Zero-offset phase-shift method of migration (Gazdag, 1978) is a robust and efficient way of seismic imaging. Gazdag migration ranks second only to Stolt (1978) in efficiency, and it can exactly (within the limit of ray theory) handle the kinematics of migrating data from v(z) media, whereas Stolt migration resorts to approximations to handle v(z) variations of velocity. Gazdag migration, with some modification (Gazdag and Sguazzero, 1984; Stoffa and Fokkema, 1990) can approximately handle smooth lateral velocity variation.

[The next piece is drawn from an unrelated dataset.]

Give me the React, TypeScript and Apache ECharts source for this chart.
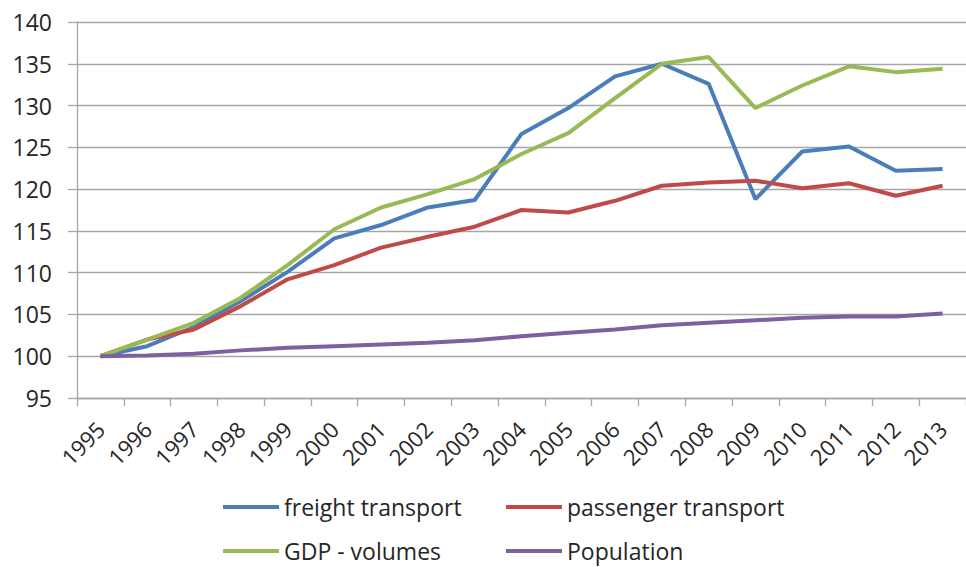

Extending phase-shift migration to treat prestack data is accomplished by using the double-square-root (DSR) equation of Yilmaz (1979). Its implementation in practice, however, is rare, if non existent; using the DSR equation in its original form requires that all offsets and common-midpoint (CMP) data be downward continued simultaneously. The output of such a prestack migration process is a stacked section that does not hold any explicit velocity information, or otherwise, some notable artifacts will occur during integration of the offset-wavenumber axis due to the sparseness in its sampling. Popovici (1995) showed that such artifacts can be avoided by sub-sampling the offset-wavenumber axis so that the integration range does not include evanescent waves. He also developed a technique to reserve the full complement of offsets free of artifacts after migration; he devised a method to downward continue separate offsets by evaluating the offset-wavenumber integral with the stationary-phase method. Determining the stationary point required solving a six-order polynomial which Popovici elected to avoid doing analytically. His numerical solutions of the stationary points, according to his assessment, were relatively expensive, because they required an additional integration.
In this paper, I discuss the stationary point solution associated with evaluating the offset-wavenumber integral, and show efficient numerical and approximate analytical solutions. The numerical implementation of the separate-offset phase-shift migration is based on tabulating the stationary point solutions. It is efficient enough to use in practice, especially for migrating transversely isotropic media. I also show analytical approximations of the stationary-point solution in both isotropic and anisotropic homogeneous media. Applications to synthetic and real data follow.